IMAGINÁRIO EM PERPÉTUA CRIAÇÃO

Porque você (não) deve ler autoajuda

talvez você precise de ajuda, mas não possa se ajudar...

Edu Berlim

7/28/20254 min read

Esse é um texto estranho, confesso. Por isso, deixem-me primeiro contextualizar vocês sobre algumas coisas antes de entrar em um tema que parece completamente aleatório.

Nestes últimos meses tenho me dedicado a algumas coisas, sendo o trabalho em redes sociais uma delas. Para ser mais específico, um trabalho de divulgação no Instagram sobre projetos que tenho para o futuro. Comecei a postar uma série de vídeos no @edu.berlim sobre as virtudes, os pecados capitais e sobre arte – com uma indicação de música, livro ou obra audiovisual em um carrossel toda quinta-feira.
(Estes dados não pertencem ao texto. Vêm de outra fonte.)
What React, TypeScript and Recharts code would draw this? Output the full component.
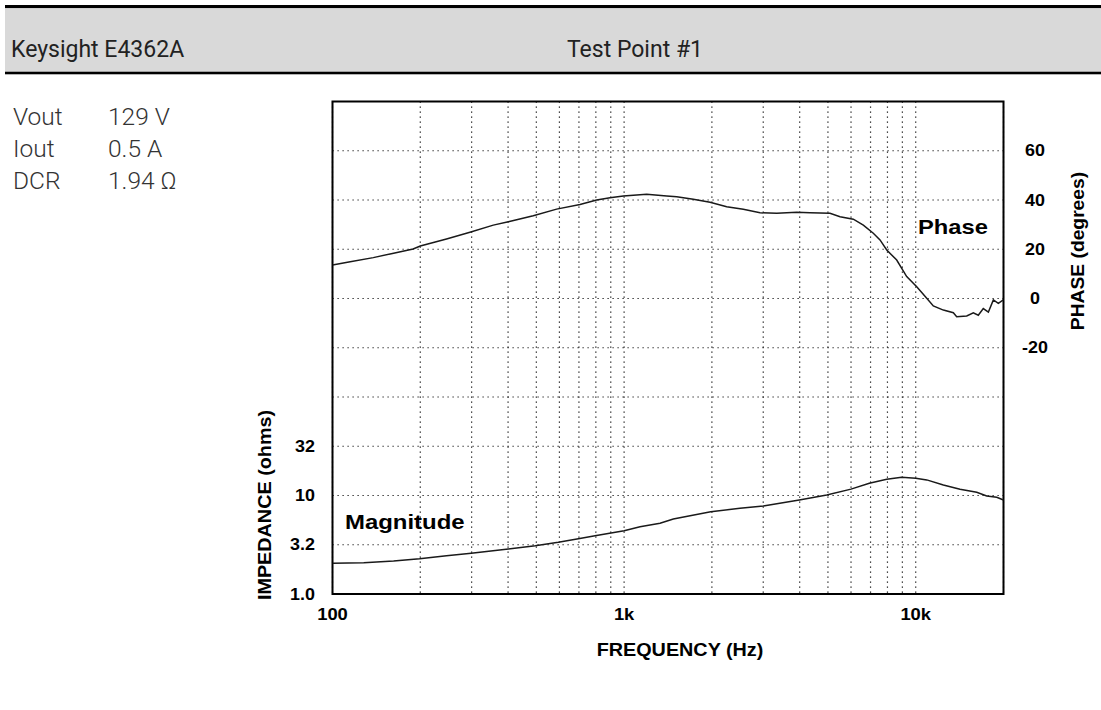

Quando encaixei uma rotina decente, passei a interagir mais nos stories da rede – o que, confesso, não me é tão aprazível. É um lugar quase interessante, especialmente pelas caixinhas de perguntas e pelas opiniões que recebo e as conversas que iniciam. Ocorre que esta semana, falei sobre um livro terrivelmente ruim que estava lendo: ‘O Milagre da Manhã’, de Hal Elrod.
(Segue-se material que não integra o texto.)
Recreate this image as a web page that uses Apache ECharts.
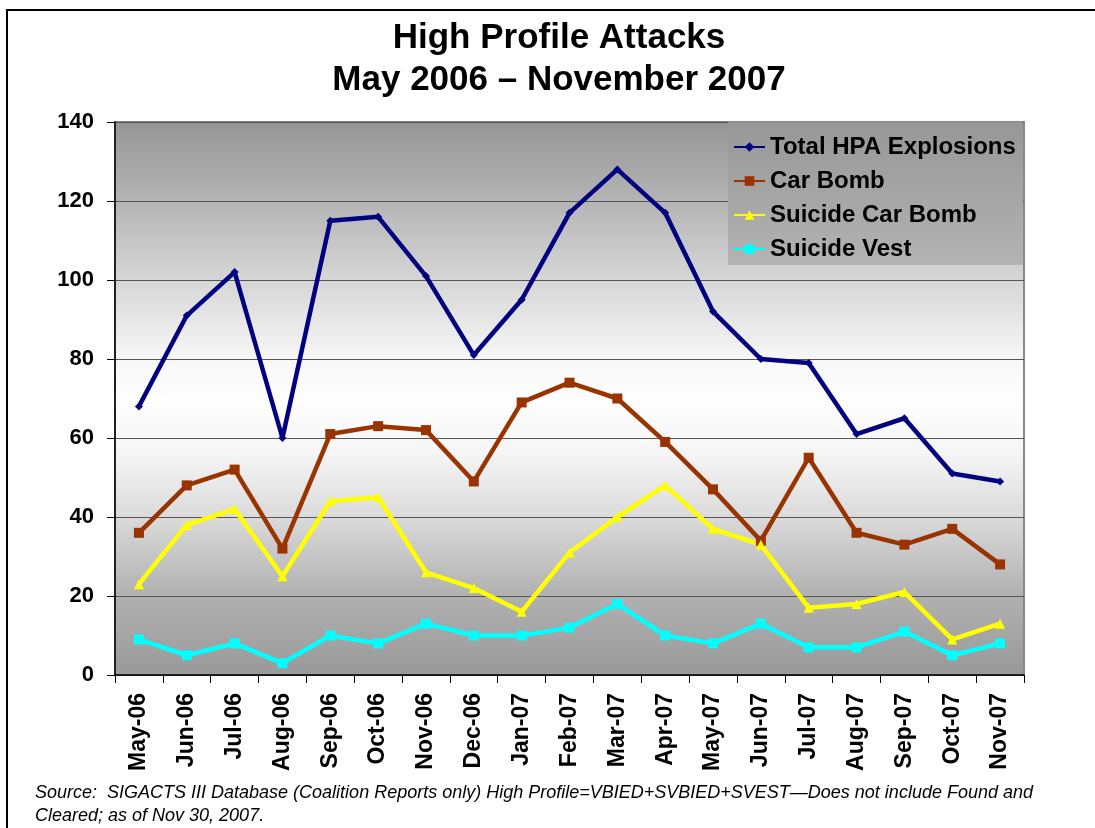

Sim, é um livro de autoajuda. E aqui começa o tema deste texto: o porquê você deve (e não deve) ler esse tipo de obra. Neste ponto, vale um disclaimer importante sobre o tempo que dedicamos à leitura de alguma coisa (já que temos um tempo bastante limitado). Um livro como este, que mal chega a 200 páginas e tem uma linguagem ridiculamente simples, não me toma mais do que duas horas. Isso significa que li parte dele antes de dormir em uma noite e o terminei no café da manhã do dia seguinte. Minha carga de leitura atual exige que eu tenha não só variedade, mas alguns tipos de distração inútil – e este livro se encaixa perfeitamente na distração imbecil e inútil a que me refiro.

Livros de autoajuda possuem duas famas paralelas: existem pessoas que enxergam neles uma espécie de salvação, a redenção para uma vida triste e perdida; e existem os que classificam todas as obras do gênero como charlatanismo. Devo dizer que as duas visões são erradas, sem qualquer dúvida.
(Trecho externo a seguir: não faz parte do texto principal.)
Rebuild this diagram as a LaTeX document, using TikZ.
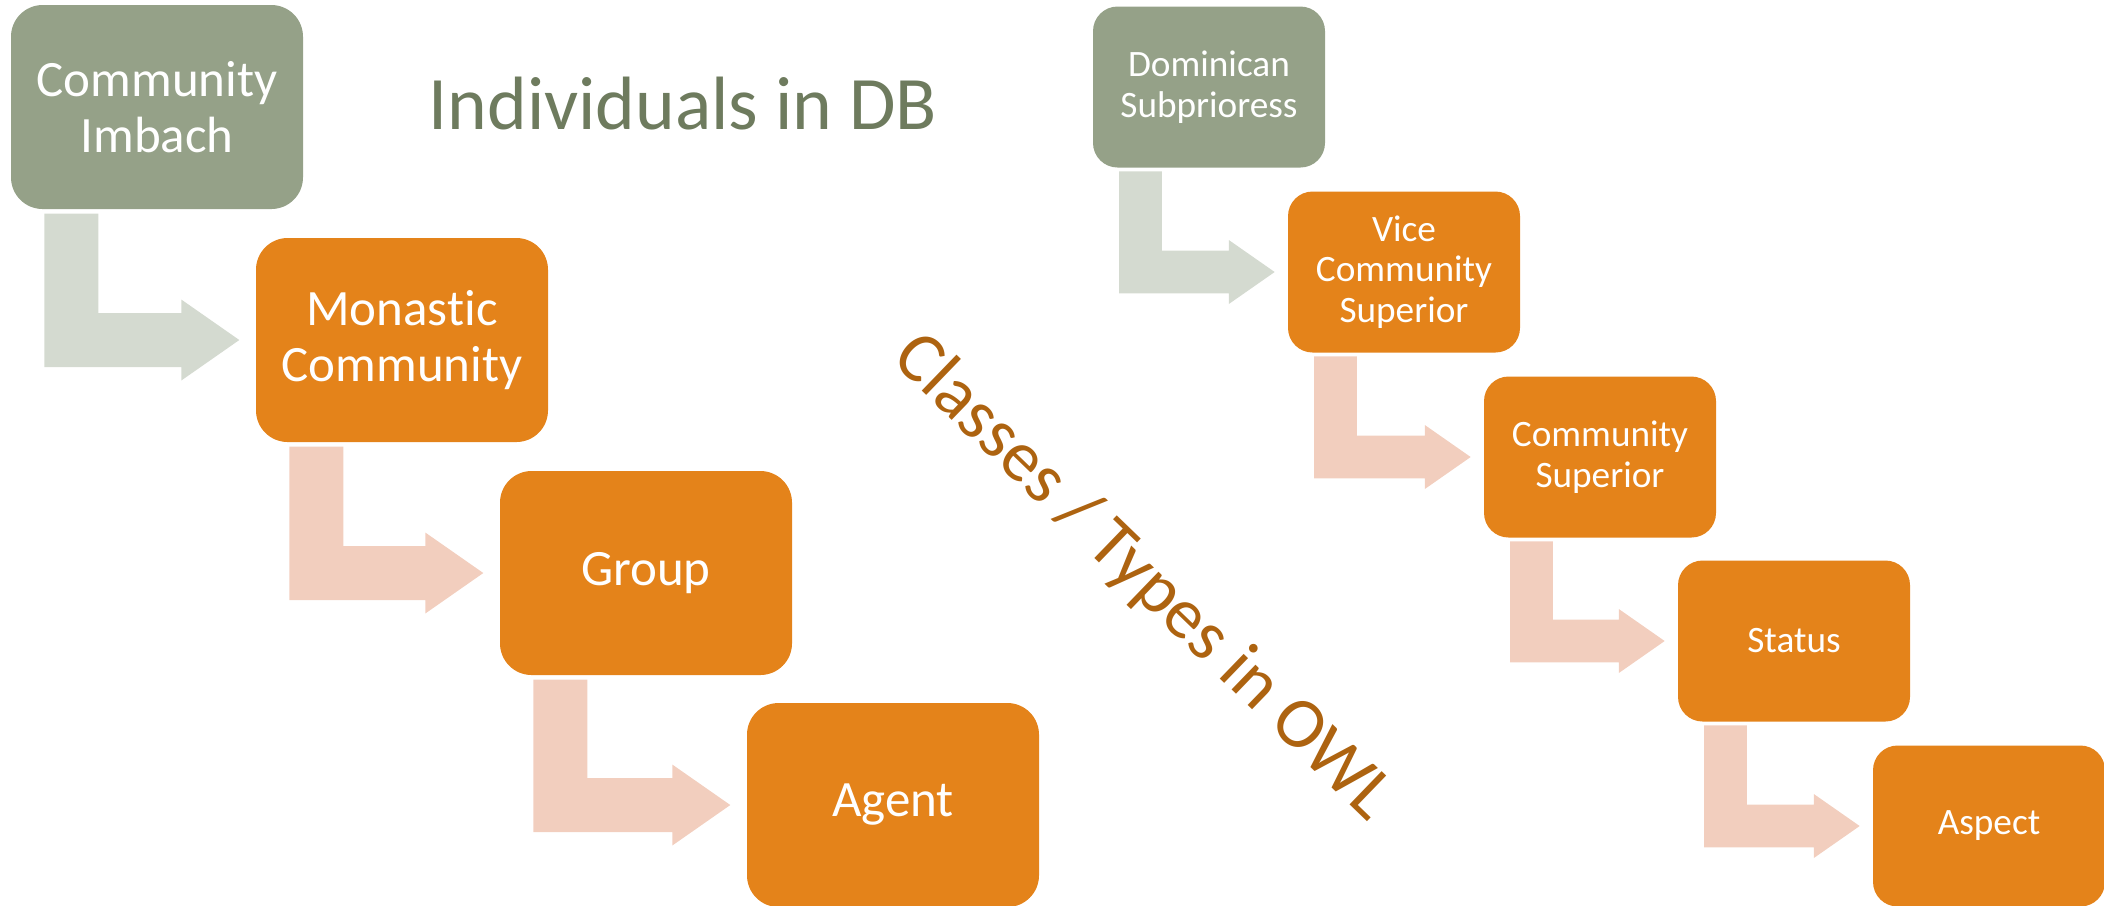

Em primeiro lugar, há o problema da classificação. Livros como “+ Esperto que o Diabo”, “O Milagre da Manhã” e qualquer coisa do Tony Robbins são uma espécie de autoajuda chinfrim, de qualidade terrivelmente duvidosa, e sem grandes “macetes para a vida” que não estejam apontados em absolutamente todos os lugares ao nosso redor. Mas devemos lembrar que livros como “Rápido e Devagar”, “O Ponto de Mutação” e até mesmo a filosofia estoica tendem a ser classificados como autoajuda por aí. E isso é uma completa aberração.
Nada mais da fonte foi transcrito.